In the news, a study shows monitoring shopping habits and preferences using smartphones could produce valuable data for grocers. Also, top grocery trends for 2014 include “Click and Collect” — select online and pick up in store — programs and a move to online sales circulars.  

Study: Monitoring Smartphone Data Reveals Shopper Preferences

Center for Advancing Retail & Technology (CART), Birdzi, and the NGA released results from a new case study, Grocery Headquarters reports. Findings suggest there may soon be a way to monitor customers’ shopping preferences using data from consumers’ smartphones. While the information gathered was anonymous, it still put together a picture of how consumers moved through the store and could eventually be used to assemble shopper profiles. These profiles could inform a grocer about whether the customer is new or returning and how the store could better meet consumers’ needs. 

2014: Year Of Click & Collect, Digital Circulars?

Progressive Grocer highlights the top five grocery trends for 2014. “Click and Collect” programs — that enable shoppers to select items online and then pick them up in store —  will become more important for grocers looking to draw in new customers. Stores will also be considering whether or not to move sales circulars partially or fully online. In order to determine which products to include in these circulars, grocers will increasingly leverage transaction-level data to determine which products are the most in-demand. While social media/online apps will still be important channels for offering customers promotions/offers, more grocery execs will turn to consumer data to leverage targeted promotional offers.

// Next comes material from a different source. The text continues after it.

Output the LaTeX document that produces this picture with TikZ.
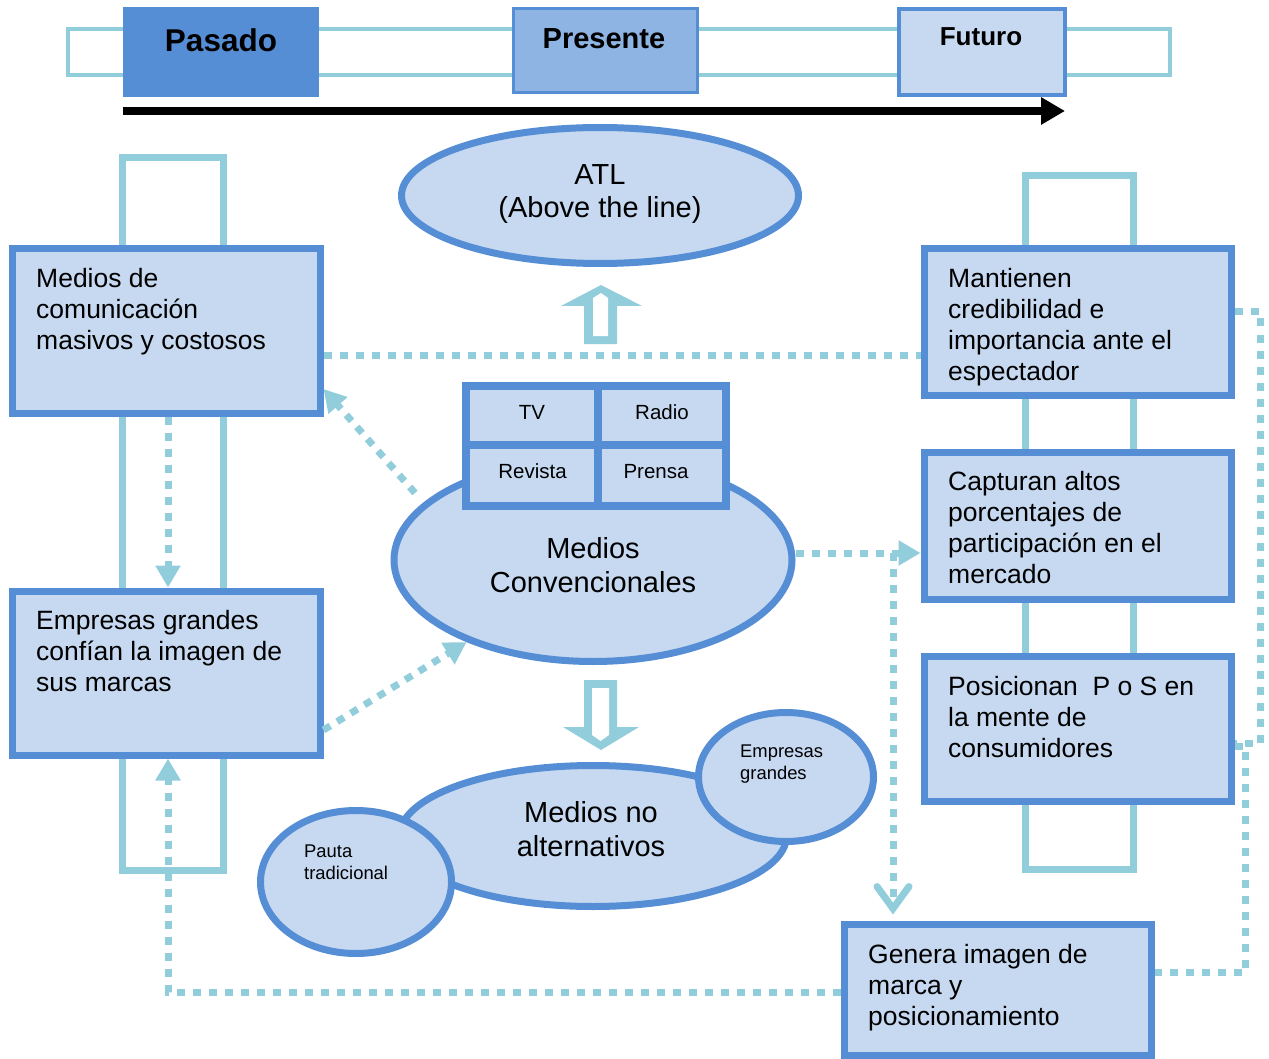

Customers Get Personal For Good Deals

An IBM study reveals that consumers are more comfortable sharing personal information, including location, cell numbers, and social media handles with retailers in exchange for a good deal. IBM urges retailers to enact Big Data and analytics strategies in order to use this information to provide customers with personalized and relevant deals.

Predictive Analytics On The Rise In C-Store Industry

Convenience Store Decisions highlights some of the trends facing the c-store industry this year. The industry will be faced with more mergers and acquisitions, continued gas-price volatility, and more government influence. There will be a heightened demand for predictive analytics as more c-stores look to increase profit margins. Data and fuel management automation practices ultimately will help companies save fuel costs.

Grocery And Convenience Store IT Talking Points

Scanbuy released the results of its annual holiday trend report, which show that 10.4 million mobile barcode and NFC scans were processed during the holiday shopping season. This is a 33 percent increase from last year. Application downloads, discounts, and sweepstakes were the most popular type of content accessed. Apple iOS users scanned more than Android users, while men — especially in the 35-44 age group — scanned with a mobile phone more often than women.

A recent Catalina study reveals that customers buy less than 1 percent of consumer packaged goods (CPG) products available on grocery shelves in a one-year period. In fact, there are low percentages across all aisles of the store. Customers only purchase 1.7 percent of available dairy products and only 0.2 percent of health and beauty products.

Hannah Clark Steiman for Businessweek argues that 2014 will finally be the year of the online grocer. She cites both the growth of AmazonFresh and other online grocers, and the drop in online food prices as reasons for increasing interest in online grocery shopping. Companies will need to make a “dual transformation” to both enable people to shop online and to attract customers into bricks-and-mortar stores. Turning a store into a “destination” that offers entertainment, free samples, and friendly staff could help keep people engaged with physical stores as Internet shopping becomes more prevalent.

Brick Meets Click (BMC) discusses the rising interest in web-based subscription snack services. BMC argues that these services succeed because of the convenience and personalization these kinds of subscriptions can offer shoppers. “Online shopping goes beyond just searching for an item/ordering groceries — it’s also about slicing the market in interesting ways,” according to BMC.